● Extracted entries:
------------------------------

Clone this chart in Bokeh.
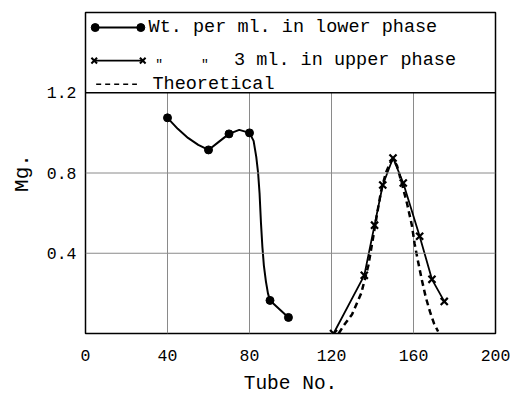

------------------------------

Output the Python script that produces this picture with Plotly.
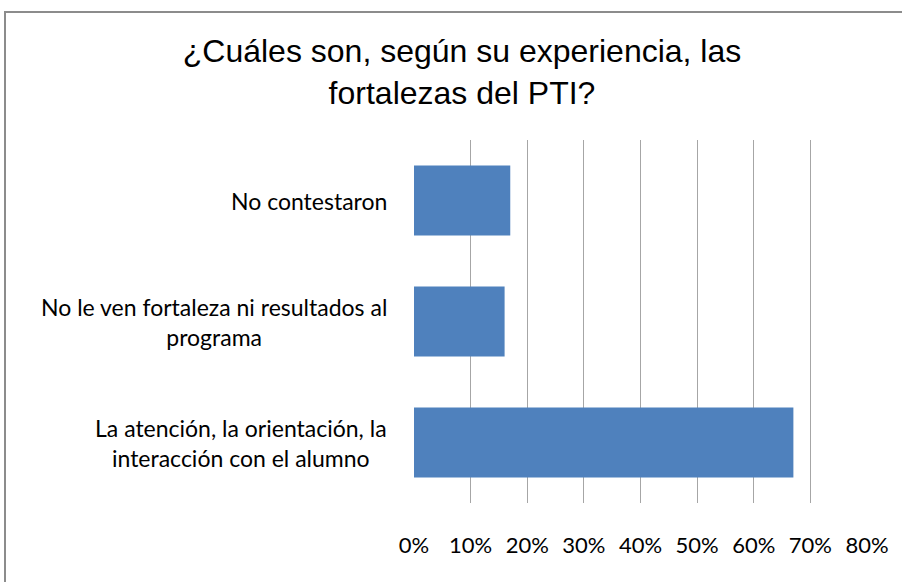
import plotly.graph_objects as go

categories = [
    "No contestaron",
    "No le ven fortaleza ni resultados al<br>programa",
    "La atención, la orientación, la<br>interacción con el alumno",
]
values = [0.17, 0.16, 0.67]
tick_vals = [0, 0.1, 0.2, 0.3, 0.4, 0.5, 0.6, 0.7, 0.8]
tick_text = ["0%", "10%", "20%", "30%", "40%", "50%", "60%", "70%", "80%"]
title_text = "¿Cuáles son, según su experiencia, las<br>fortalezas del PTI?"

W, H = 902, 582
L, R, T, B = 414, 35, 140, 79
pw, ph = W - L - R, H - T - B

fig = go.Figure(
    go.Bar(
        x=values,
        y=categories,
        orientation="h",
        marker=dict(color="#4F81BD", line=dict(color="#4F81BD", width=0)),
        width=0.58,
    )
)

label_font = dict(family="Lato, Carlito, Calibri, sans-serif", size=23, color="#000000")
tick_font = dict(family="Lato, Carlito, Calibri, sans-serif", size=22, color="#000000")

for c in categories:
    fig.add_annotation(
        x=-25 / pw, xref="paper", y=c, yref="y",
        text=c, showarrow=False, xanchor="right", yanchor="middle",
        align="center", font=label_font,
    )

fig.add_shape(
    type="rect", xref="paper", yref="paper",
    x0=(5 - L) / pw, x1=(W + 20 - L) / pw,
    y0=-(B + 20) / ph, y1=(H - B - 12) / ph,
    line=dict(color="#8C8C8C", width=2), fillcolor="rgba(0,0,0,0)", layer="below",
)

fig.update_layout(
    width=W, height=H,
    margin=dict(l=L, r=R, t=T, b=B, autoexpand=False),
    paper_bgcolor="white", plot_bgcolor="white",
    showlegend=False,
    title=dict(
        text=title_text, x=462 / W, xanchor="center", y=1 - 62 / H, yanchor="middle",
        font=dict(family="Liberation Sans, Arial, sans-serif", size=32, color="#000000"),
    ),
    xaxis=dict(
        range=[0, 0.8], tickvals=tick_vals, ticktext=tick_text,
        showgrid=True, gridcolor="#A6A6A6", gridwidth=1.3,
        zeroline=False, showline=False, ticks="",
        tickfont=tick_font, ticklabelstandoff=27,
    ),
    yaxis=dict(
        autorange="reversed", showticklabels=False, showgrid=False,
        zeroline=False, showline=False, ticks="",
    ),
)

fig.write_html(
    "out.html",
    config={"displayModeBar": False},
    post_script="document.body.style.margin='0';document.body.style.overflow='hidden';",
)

------------------------------

● Your goal: Extract from the material above the stretch running from the line containing "Output the Python" through the line containing "import plotly.graph_objects as go". Keep the text exact and the pictures out.

● Output for this task:
Output the Python script that produces this picture with Plotly.
import plotly.graph_objects as go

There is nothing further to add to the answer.